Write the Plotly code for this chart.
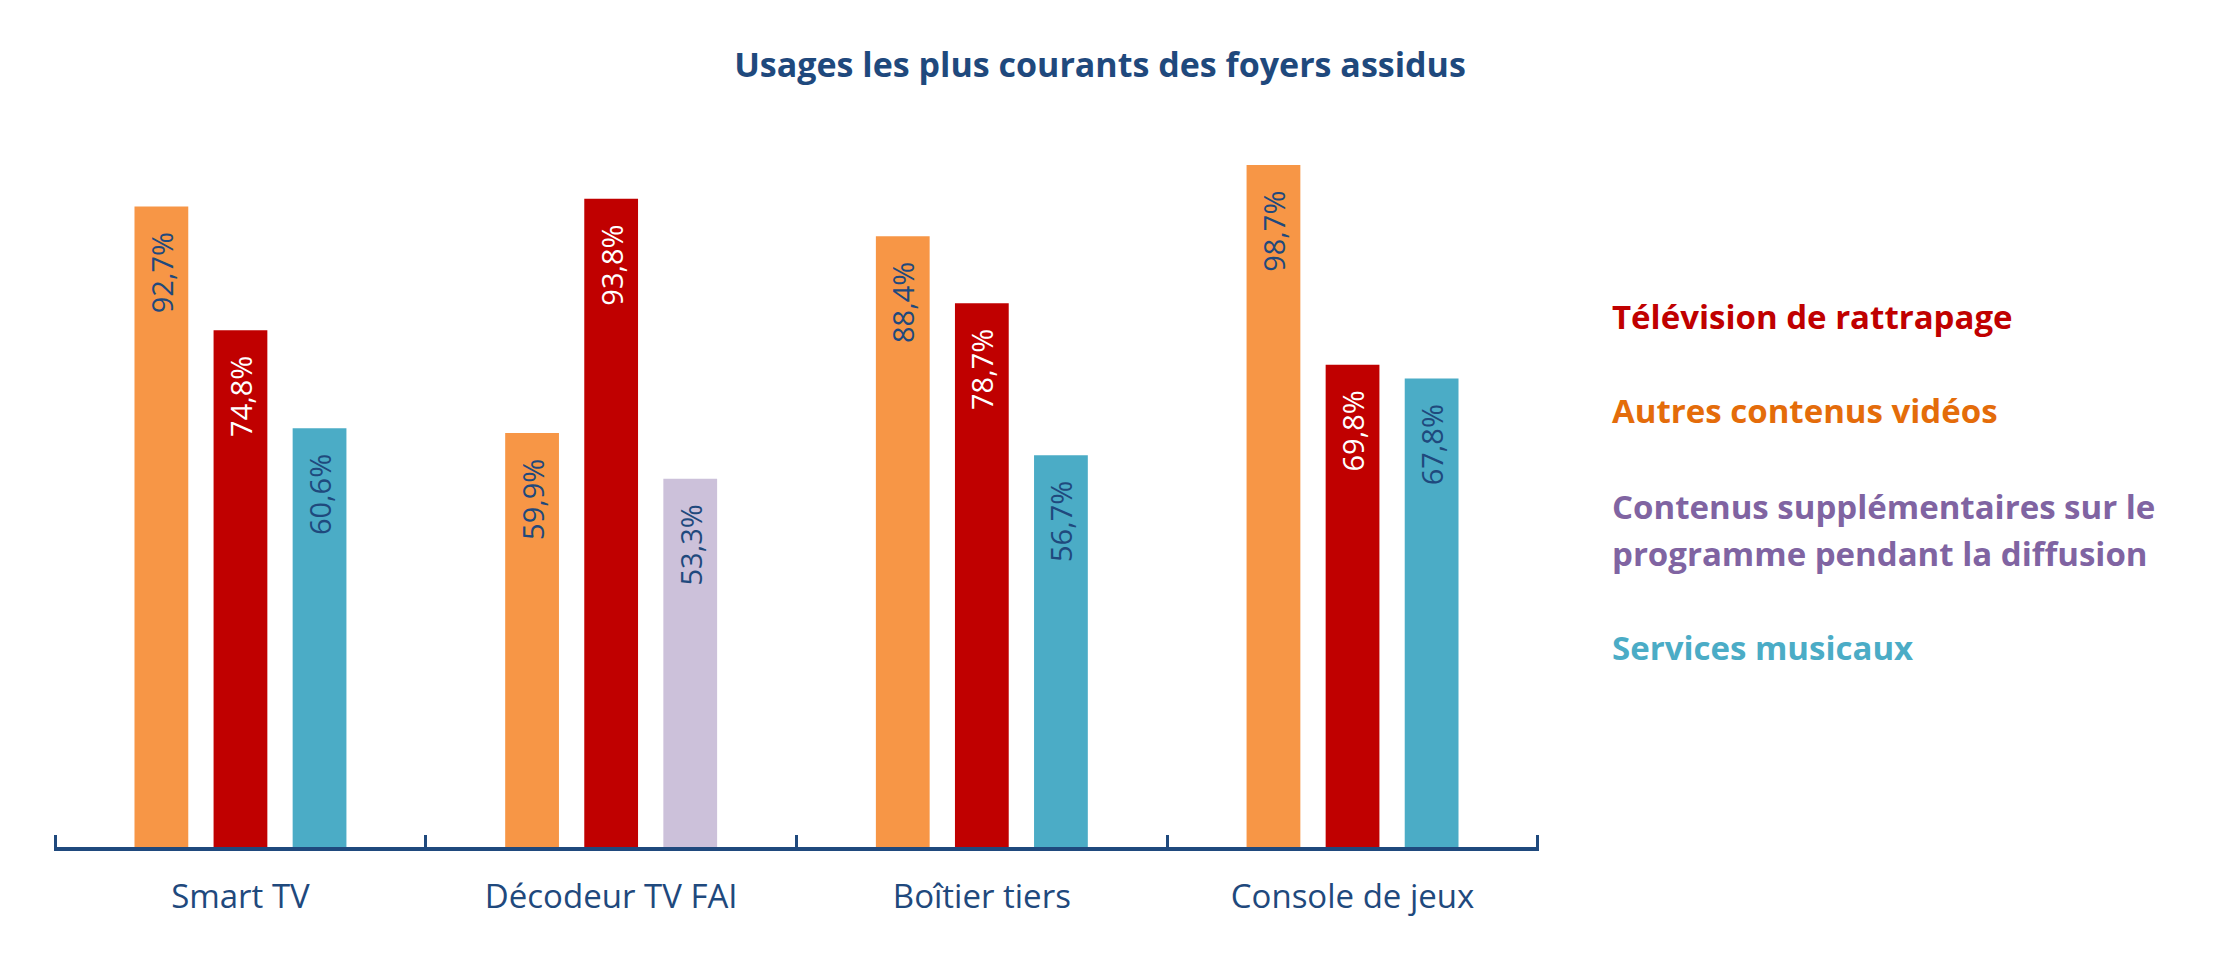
import plotly.graph_objects as go

categories = ["Smart TV", "Décodeur TV FAI", "Boîtier tiers", "Console de jeux"]
rattrapage = [74.8, 93.8, 78.7, 69.8]
autres_videos = [92.7, 59.9, 88.4, 98.7]
contenus_supp = [None, 53.3, None, None]
musicaux = [60.6, None, 56.7, 67.8]

series = [
    ("Autres contenus vidéos", autres_videos, "#F79646", "#1F497D", "a"),
    ("Télévision de rattrapage", rattrapage, "#C00000", "#FFFFFF", "b"),
    ("Contenus supplémentaires sur le programme pendant la diffusion", contenus_supp, "#CCC1DA", "#1F497D", "c"),
    ("Services musicaux", musicaux, "#4BACC6", "#1F497D", "c"),
]

FONT = "Open Sans"
OFF = 8  # page body margin
W, H = 2240 - 2 * OFF, 958 - 2 * OFF
PL, PR, PT, PB = 54, 1539, 156, 847  # plot area in page pixels

fig = go.Figure()
for name, vals, color, tcolor, grp in series:
    fig.add_trace(go.Bar(
        x=categories, y=vals, name=name, offsetgroup=grp,
        marker=dict(color=color, line=dict(width=0)),
        texttemplate="%{y:.1f}%\u00a0\u00a0\u00a0", textposition="inside",
        insidetextanchor="end", textangle=-90,
        textfont=dict(family=FONT, size=29, color=tcolor),
        showlegend=False,
    ))

legend_items = [
    ("Télévision de rattrapage", "#C00000", 316),
    ("Autres contenus vidéos", "#E46C0A", 410),
    ("Contenus supplémentaires sur le", "#8064A2", 506),
    ("programme pendant la diffusion", "#8064A2", 553),
    ("Services musicaux", "#4BACC6", 647),
]
annotations = []
for txt, col, ypx in legend_items:
    annotations.append(dict(
        text="<b>" + txt + "</b>", xref="paper", yref="paper",
        x=(1610 - PL) / (PR - PL), y=(PB - ypx) / (PB - PT),
        xanchor="left", yanchor="middle", showarrow=False, align="left",
        font=dict(family=FONT, size=33, color=col),
    ))

fig.update_layout(
    width=W, height=H,
    margin=dict(l=PL - OFF, r=W - (PR - OFF), t=PT - OFF, b=H - (PB - OFF)),
    paper_bgcolor="white", plot_bgcolor="white",
    separators=", ",
    barmode="group", bargap=0.36, bargroupgap=0.32,
    title=dict(text="<b>Usages les plus courants des foyers assidus</b>",
               x=(1100 - OFF) / W, xanchor="center", y=1 - (65 - OFF) / H, yanchor="middle",
               font=dict(family=FONT, size=34, color="#1F497D")),
    annotations=annotations,
    xaxis=dict(showline=True, linecolor="#1F497D", linewidth=4,
               range=[-0.503, 3.503],
               ticks="inside", tickson="boundaries", ticklen=12, tickwidth=3,
               tickcolor="#1F497D", ticklabelstandoff=17,
               tickfont=dict(family=FONT, size=33, color="#1F497D"),
               showgrid=False, zeroline=False),
    yaxis=dict(range=[0, 100], visible=False, showgrid=False, zeroline=False),
)

fig.write_html("out.html")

§ YOUR INSTRUCTIONS
Pictures in the data above should not be copied; transcribe everything else exactly.

§ WRITTEN RESPONSE
Write the Plotly code for this chart.
import plotly.graph_objects as go

categories = ["Smart TV", "Décodeur TV FAI", "Boîtier tiers", "Console de jeux"]
rattrapage = [74.8, 93.8, 78.7, 69.8]
autres_videos = [92.7, 59.9, 88.4, 98.7]
contenus_supp = [None, 53.3, None, None]
musicaux = [60.6, None, 56.7, 67.8]

series = [
    ("Autres contenus vidéos", autres_videos, "#F79646", "#1F497D", "a"),
    ("Télévision de rattrapage", rattrapage, "#C00000", "#FFFFFF", "b"),
    ("Contenus supplémentaires sur le programme pendant la diffusion", contenus_supp, "#CCC1DA", "#1F497D", "c"),
    ("Services musicaux", musicaux, "#4BACC6", "#1F497D", "c"),
]

FONT = "Open Sans"
OFF = 8  # page body margin
W, H = 2240 - 2 * OFF, 958 - 2 * OFF
PL, PR, PT, PB = 54, 1539, 156, 847  # plot area in page pixels

fig = go.Figure()
for name, vals, color, tcolor, grp in series:
    fig.add_trace(go.Bar(
        x=categories, y=vals, name=name, offsetgroup=grp,
        marker=dict(color=color, line=dict(width=0)),
        texttemplate="%{y:.1f}%\u00a0\u00a0\u00a0", textposition="inside",
        insidetextanchor="end", textangle=-90,
        textfont=dict(family=FONT, size=29, color=tcolor),
        showlegend=False,
    ))

legend_items = [
    ("Télévision de rattrapage", "#C00000", 316),
    ("Autres contenus vidéos", "#E46C0A", 410),
    ("Contenus supplémentaires sur le", "#8064A2", 506),
    ("programme pendant la diffusion", "#8064A2", 553),
    ("Services musicaux", "#4BACC6", 647),
]
annotations = []
for txt, col, ypx in legend_items:
    annotations.append(dict(
        text="<b>" + txt + "</b>", xref="paper", yref="paper",
        x=(1610 - PL) / (PR - PL), y=(PB - ypx) / (PB - PT),
        xanchor="left", yanchor="middle", showarrow=False, align="left",
        font=dict(family=FONT, size=33, color=col),
    ))

fig.update_layout(
    width=W, height=H,
    margin=dict(l=PL - OFF, r=W - (PR - OFF), t=PT - OFF, b=H - (PB - OFF)),
    paper_bgcolor="white", plot_bgcolor="white",
    separators=", ",
    barmode="group", bargap=0.36, bargroupgap=0.32,
    title=dict(text="<b>Usages les plus courants des foyers assidus</b>",
               x=(1100 - OFF) / W, xanchor="center", y=1 - (65 - OFF) / H, yanchor="middle",
               font=dict(family=FONT, size=34, color="#1F497D")),
    annotations=annotations,
    xaxis=dict(showline=True, linecolor="#1F497D", linewidth=4,
               range=[-0.503, 3.503],
               ticks="inside", tickson="boundaries", ticklen=12, tickwidth=3,
               tickcolor="#1F497D", ticklabelstandoff=17,
               tickfont=dict(family=FONT, size=33, color="#1F497D"),
               showgrid=False, zeroline=False),
    yaxis=dict(range=[0, 100], visible=False, showgrid=False, zeroline=False),
)

fig.write_html("out.html")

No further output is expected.